The intrigues of leadership and clash of interests that trailed Obasanjo’s exit from power led to a further amendment of the constitution and gave the right of first refusal to former presidents who are still members of the party to head the BoT
The relevant Section (32) subsection (1) states that the membership of the BoT shall be made up of “all past and serving Presidents and Vice Presidents of the Federal Republic of Nigeria, who held or hold the respective posts as members of the party and who are still members of the party and all past and serving National Chairmen, Deputy National Chairmen and National Secretaries of the Party, who are still members of the party.”
The list also included all past and serving Presidents of Senate and Speakers of the House of Representatives who are still members of the party and subsection (2) states that members who shall also be drawn from across the geo-political zones of the country “to reflect the federal character”, shall elect the Chairman from among themselves.

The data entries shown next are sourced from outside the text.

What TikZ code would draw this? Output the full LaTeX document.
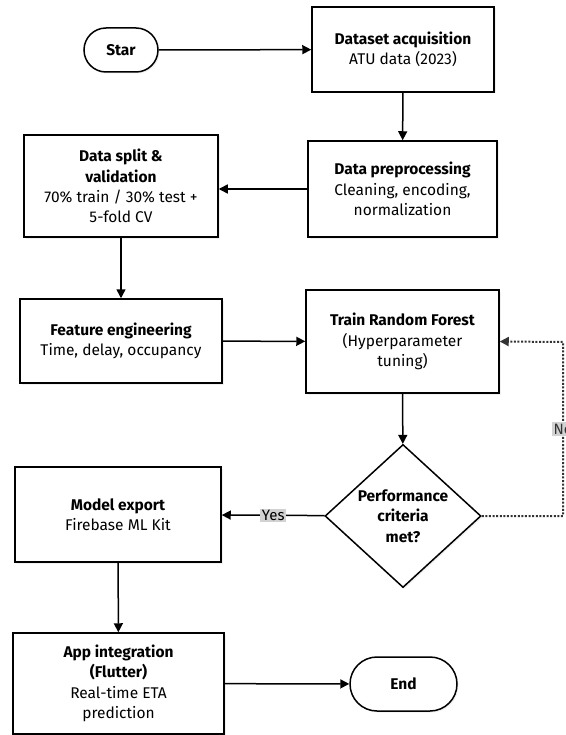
\documentclass[tikz,border=0pt]{standalone}
\usepackage{fontspec}
\setmainfont{Fira Sans}
\usetikzlibrary{arrows.meta,shapes.geometric,shapes.misc,shadows}
\tikzset{
  box/.style={draw, fill=white, line width=1.5pt, align=center, inner sep=0pt,
    font=\fontsize{15.5}{20.3}\selectfont,
    drop shadow={opacity=0.12, shadow xshift=1.5pt, shadow yshift=-1.5pt}},
  term/.style={box, rounded rectangle},
  decide/.style={box, diamond},
  flow/.style={line width=1.5pt, -{Triangle[length=9pt,width=9pt]}},
  noflow/.style={line width=2pt, dash pattern=on 2pt off 1.6pt, black!80, -{Triangle[length=9pt,width=9pt]}},
  tag/.style={fill=gray!35, inner sep=1.5pt, font=\fontsize{15}{16}\selectfont}
}
\begin{document}
\begin{tikzpicture}[x=1pt,y=-1pt]
\useasboundingbox (0,0) rectangle (565,735);
\node[term, minimum width=74pt, minimum height=44pt] (star) at (121,50) {\textbf{Star}};
\node[box, minimum width=182pt, minimum height=85pt] (acq) at (403,49.5) {\textbf{Dataset acquisition}\\ATU data (2023)};
\node[box, minimum width=189pt, minimum height=96pt] (prep) at (402.5,189) {\textbf{Data preprocessing}\\Cleaning, encoding,\\normalization};
\node[box, minimum width=194pt, minimum height=102pt] (split) at (121,186) {\textbf{Data split \&}\\\textbf{validation}\\70\% train / 30\% test +\\5-fold CV};
\node[box, minimum width=202pt, minimum height=84pt] (feat) at (121,341) {\textbf{Feature engineering}\\Time, delay, occupancy};
\node[box, minimum width=193pt, minimum height=103pt] (rf) at (402.5,341.5) {\textbf{Train Random Forest}\\(Hyperparameter\\tuning)};
\node[decide, minimum width=156pt, minimum height=142pt] (crit) at (403,516) {\textbf{Performance}\\\textbf{criteria}\\\textbf{met?}};
\node[box, minimum width=206pt, minimum height=95pt] (export) at (118,514.5) {\textbf{Model export}\\Firebase ML Kit};
\node[box, minimum width=211pt, minimum height=101pt] (app) at (118.5,683.5) {\textbf{App integration}\\\textbf{(Flutter)}\\Real-time ETA\\prediction};
\node[term, minimum width=107pt, minimum height=54pt] (end) at (403.5,684) {\textbf{End}};
\coordinate (nobot) at (563,516);
\coordinate (notop) at (563,342);
\draw[flow] (star) -- (acq);
\draw[flow] (acq) -- (prep);
\draw[flow] (prep.west) -- (prep.west -| split.east);
\draw[flow] (split) -- (feat);
\draw[flow] (feat) -- (rf);
\draw[flow] (rf) -- (crit);
\draw[flow] (crit) -- node[tag] {Yes} (export);
\draw[flow] (export) -- (app);
\draw[flow] (app) -- (end);
\draw[noflow] (crit.east) -- (nobot) -- node[tag] {No} (notop) -- (rf.east);
%\draw[noflow] (nobot) -- (notop);
\end{tikzpicture}
\end{document}
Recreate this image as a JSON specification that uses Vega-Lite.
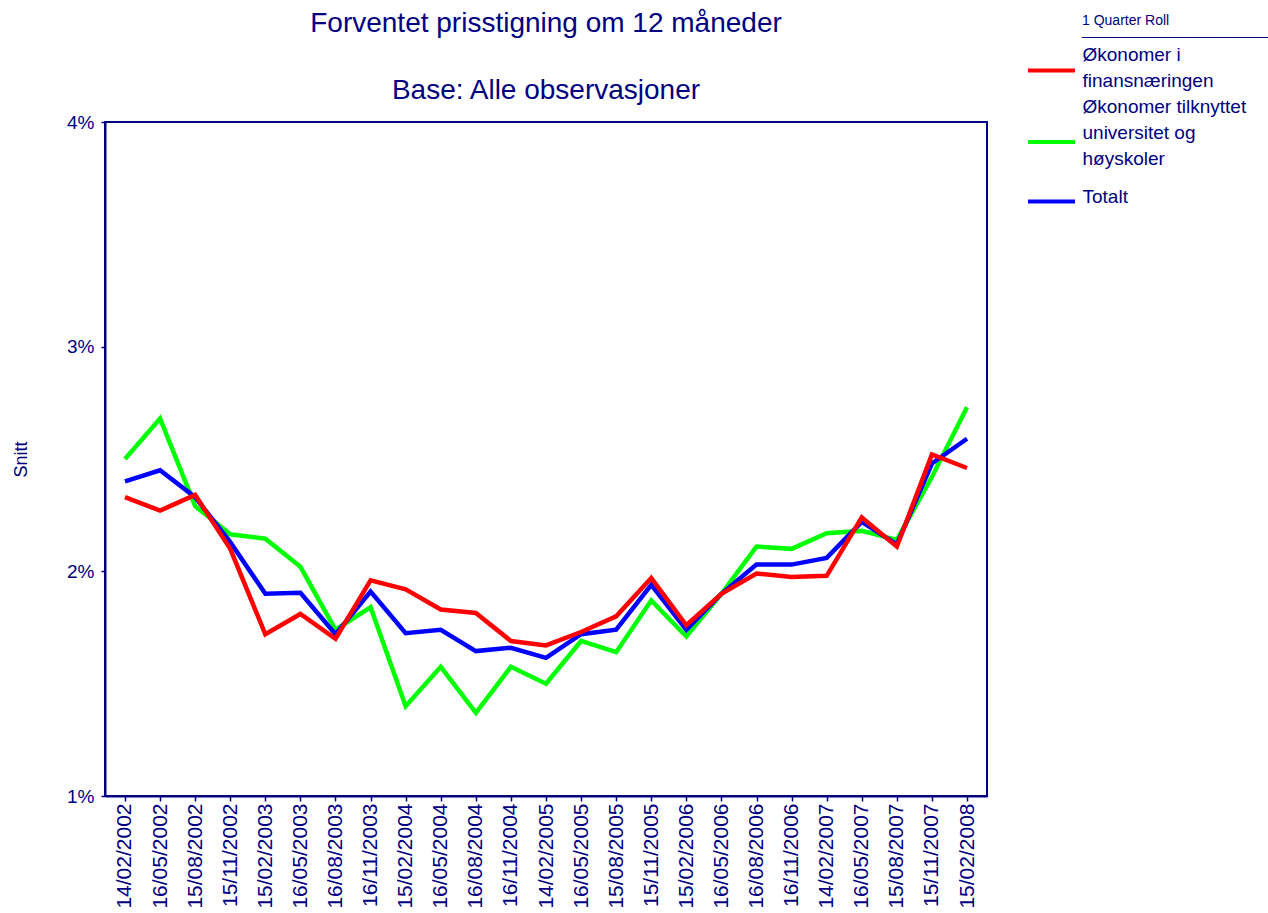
{
  "$schema": "https://vega.github.io/schema/vega-lite/v6.json",
  "width": 882,
  "height": 674,
  "autosize": {"type": "none"},
  "padding": {"left": 105, "top": 122, "right": 281, "bottom": 117},
  "background": "white",
  "config": {
    "font": "Liberation Sans",
    "view": {"stroke": "#000080", "strokeWidth": 2},
    "axis": {"grid": false, "domainColor": "#000080", "domainWidth": 2, "tickColor": "#000080", "tickWidth": 1.5, "labelColor": "#000080", "titleColor": "#000080", "labelFont": "Liberation Sans", "titleFont": "Liberation Sans", "titleFontWeight": "normal"}
  },
  "title": {
    "text": ["Forventet prisstigning om 12 måneder", "Base: Alle observasjoner"],
    "fontSize": 28,
    "fontWeight": "normal",
    "color": "#000080",
    "font": "Liberation Sans",
    "lineHeight": 67,
    "anchor": "middle",
    "frame": "group",
    "baseline": "bottom",
    "offset": 19,
    "dy": 138
  },
  "data": {
    "values": [
      {"date": "14/02/2002", "series": "Økonomer tilknyttet universitet og høyskoler", "value": 2.50},
      {"date": "16/05/2002", "series": "Økonomer tilknyttet universitet og høyskoler", "value": 2.68},
      {"date": "15/08/2002", "series": "Økonomer tilknyttet universitet og høyskoler", "value": 2.29},
      {"date": "15/11/2002", "series": "Økonomer tilknyttet universitet og høyskoler", "value": 2.165},
      {"date": "15/02/2003", "series": "Økonomer tilknyttet universitet og høyskoler", "value": 2.145},
      {"date": "16/05/2003", "series": "Økonomer tilknyttet universitet og høyskoler", "value": 2.02},
      {"date": "16/08/2003", "series": "Økonomer tilknyttet universitet og høyskoler", "value": 1.74},
      {"date": "16/11/2003", "series": "Økonomer tilknyttet universitet og høyskoler", "value": 1.84},
      {"date": "15/02/2004", "series": "Økonomer tilknyttet universitet og høyskoler", "value": 1.40},
      {"date": "16/05/2004", "series": "Økonomer tilknyttet universitet og høyskoler", "value": 1.575},
      {"date": "16/08/2004", "series": "Økonomer tilknyttet universitet og høyskoler", "value": 1.37},
      {"date": "16/11/2004", "series": "Økonomer tilknyttet universitet og høyskoler", "value": 1.575},
      {"date": "14/02/2005", "series": "Økonomer tilknyttet universitet og høyskoler", "value": 1.50},
      {"date": "16/05/2005", "series": "Økonomer tilknyttet universitet og høyskoler", "value": 1.69},
      {"date": "15/08/2005", "series": "Økonomer tilknyttet universitet og høyskoler", "value": 1.64},
      {"date": "15/11/2005", "series": "Økonomer tilknyttet universitet og høyskoler", "value": 1.87},
      {"date": "15/02/2006", "series": "Økonomer tilknyttet universitet og høyskoler", "value": 1.71},
      {"date": "16/05/2006", "series": "Økonomer tilknyttet universitet og høyskoler", "value": 1.90},
      {"date": "16/08/2006", "series": "Økonomer tilknyttet universitet og høyskoler", "value": 2.11},
      {"date": "16/11/2006", "series": "Økonomer tilknyttet universitet og høyskoler", "value": 2.10},
      {"date": "14/02/2007", "series": "Økonomer tilknyttet universitet og høyskoler", "value": 2.17},
      {"date": "16/05/2007", "series": "Økonomer tilknyttet universitet og høyskoler", "value": 2.18},
      {"date": "15/08/2007", "series": "Økonomer tilknyttet universitet og høyskoler", "value": 2.14},
      {"date": "15/11/2007", "series": "Økonomer tilknyttet universitet og høyskoler", "value": 2.42},
      {"date": "15/02/2008", "series": "Økonomer tilknyttet universitet og høyskoler", "value": 2.73},
      {"date": "14/02/2002", "series": "Totalt", "value": 2.40},
      {"date": "16/05/2002", "series": "Totalt", "value": 2.45},
      {"date": "15/08/2002", "series": "Totalt", "value": 2.33},
      {"date": "15/11/2002", "series": "Totalt", "value": 2.13},
      {"date": "15/02/2003", "series": "Totalt", "value": 1.90},
      {"date": "16/05/2003", "series": "Totalt", "value": 1.905},
      {"date": "16/08/2003", "series": "Totalt", "value": 1.72},
      {"date": "16/11/2003", "series": "Totalt", "value": 1.91},
      {"date": "15/02/2004", "series": "Totalt", "value": 1.725},
      {"date": "16/05/2004", "series": "Totalt", "value": 1.74},
      {"date": "16/08/2004", "series": "Totalt", "value": 1.645},
      {"date": "16/11/2004", "series": "Totalt", "value": 1.66},
      {"date": "14/02/2005", "series": "Totalt", "value": 1.615},
      {"date": "16/05/2005", "series": "Totalt", "value": 1.72},
      {"date": "15/08/2005", "series": "Totalt", "value": 1.74},
      {"date": "15/11/2005", "series": "Totalt", "value": 1.94},
      {"date": "15/02/2006", "series": "Totalt", "value": 1.74},
      {"date": "16/05/2006", "series": "Totalt", "value": 1.90},
      {"date": "16/08/2006", "series": "Totalt", "value": 2.03},
      {"date": "16/11/2006", "series": "Totalt", "value": 2.03},
      {"date": "14/02/2007", "series": "Totalt", "value": 2.06},
      {"date": "16/05/2007", "series": "Totalt", "value": 2.22},
      {"date": "15/08/2007", "series": "Totalt", "value": 2.12},
      {"date": "15/11/2007", "series": "Totalt", "value": 2.48},
      {"date": "15/02/2008", "series": "Totalt", "value": 2.59},
      {"date": "14/02/2002", "series": "Økonomer i finansnæringen", "value": 2.33},
      {"date": "16/05/2002", "series": "Økonomer i finansnæringen", "value": 2.27},
      {"date": "15/08/2002", "series": "Økonomer i finansnæringen", "value": 2.34},
      {"date": "15/11/2002", "series": "Økonomer i finansnæringen", "value": 2.10},
      {"date": "15/02/2003", "series": "Økonomer i finansnæringen", "value": 1.72},
      {"date": "16/05/2003", "series": "Økonomer i finansnæringen", "value": 1.81},
      {"date": "16/08/2003", "series": "Økonomer i finansnæringen", "value": 1.70},
      {"date": "16/11/2003", "series": "Økonomer i finansnæringen", "value": 1.96},
      {"date": "15/02/2004", "series": "Økonomer i finansnæringen", "value": 1.92},
      {"date": "16/05/2004", "series": "Økonomer i finansnæringen", "value": 1.83},
      {"date": "16/08/2004", "series": "Økonomer i finansnæringen", "value": 1.815},
      {"date": "16/11/2004", "series": "Økonomer i finansnæringen", "value": 1.69},
      {"date": "14/02/2005", "series": "Økonomer i finansnæringen", "value": 1.67},
      {"date": "16/05/2005", "series": "Økonomer i finansnæringen", "value": 1.73},
      {"date": "15/08/2005", "series": "Økonomer i finansnæringen", "value": 1.80},
      {"date": "15/11/2005", "series": "Økonomer i finansnæringen", "value": 1.97},
      {"date": "15/02/2006", "series": "Økonomer i finansnæringen", "value": 1.76},
      {"date": "16/05/2006", "series": "Økonomer i finansnæringen", "value": 1.90},
      {"date": "16/08/2006", "series": "Økonomer i finansnæringen", "value": 1.99},
      {"date": "16/11/2006", "series": "Økonomer i finansnæringen", "value": 1.975},
      {"date": "14/02/2007", "series": "Økonomer i finansnæringen", "value": 1.98},
      {"date": "16/05/2007", "series": "Økonomer i finansnæringen", "value": 2.24},
      {"date": "15/08/2007", "series": "Økonomer i finansnæringen", "value": 2.11},
      {"date": "15/11/2007", "series": "Økonomer i finansnæringen", "value": 2.52},
      {"date": "15/02/2008", "series": "Økonomer i finansnæringen", "value": 2.46}
    ]
  },
  "mark": {"type": "line", "strokeWidth": 4.5, "clip": true},
  "encoding": {
    "x": {
      "field": "date",
      "type": "ordinal",
      "sort": null,
      "scale": {"type": "point", "padding": 0.57},
      "axis": {"title": null, "labelAngle": 270, "labelFontSize": 21, "tickSize": 5, "labelPadding": 2, "labelOverlap": false, "labelBound": false}
    },
    "y": {
      "field": "value",
      "type": "quantitative",
      "scale": {"domain": [1, 4], "nice": false, "zero": false},
      "axis": {"title": "Snitt", "values": [1, 2, 3, 4], "labelExpr": "format(datum.value, '.0f') + '%'", "labelFontSize": 19, "tickSize": 4, "labelPadding": 7, "titleFontSize": 18, "titlePadding": 36}
    },
    "color": {
      "field": "series",
      "type": "nominal",
      "scale": {
        "domain": ["Økonomer i finansnæringen", "Økonomer tilknyttet universitet og høyskoler", "Totalt"],
        "range": ["#ff0000", "#00ff00", "#0000ff"]
      },
      "legend": {
        "title": ["1 Quarter Roll", "________________________"],
        "titleFontSize": 14,
        "titleLineHeight": 10,
        "titleLimit": 400,
        "titleFontWeight": "normal",
        "titleColor": "#000080",
        "titlePadding": 7,
        "labelFontSize": 19,
        "labelColor": "#000080",
        "labelLimit": 400,
        "labelOffset": 5.5,
        "symbolType": "stroke",
        "symbolStrokeWidth": 4,
        "symbolSize": 64,
        "rowPadding": 6.5,
        "gridAlign": "none",
        "padding": 0,
        "orient": "none",
        "legendX": 921,
        "legendY": -108,
        "labelExpr": "datum.value == 'Totalt' ? 'Totalt' : datum.value == 'Økonomer i finansnæringen' ? ['Økonomer i', 'finansnæringen'] : ['Økonomer tilknyttet', 'universitet og', 'høyskoler']",
        "encode": {
          "title": {"update": {"dx": {"value": 56}}},
          "symbols": {"update": {"size": {"value": 2209}}},
          "labels": {"update": {"lineHeight": {"value": 26}, "dy": {"signal": "datum.value == 'Totalt' ? -5 : datum.value == 'Økonomer i finansnæringen' ? -16 : -35"}}}
        }
      }
    }
  }
}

In this instance, except a former President is not desirous of taking up the position and is ready to, according to Anenih’s letter, “approve a process that will enable any other member of the BoT who is considered competent, to assume the position”, the seat is reserved for him.
And as Jonathan would be the only former President still in the PDP (Obasanjo tore his membership card just before the elections that consumed the party), he is best placed to assume the position.
However, as being canvassed by the party’s governors and other stakeholders who have been calling for a change in the party’s leadership, maybe Anenih’s and by extension, Muazu’s resignation would create a refreshing new way of doing things particularly for the party to navigate the unfamiliar waters of opposition politics.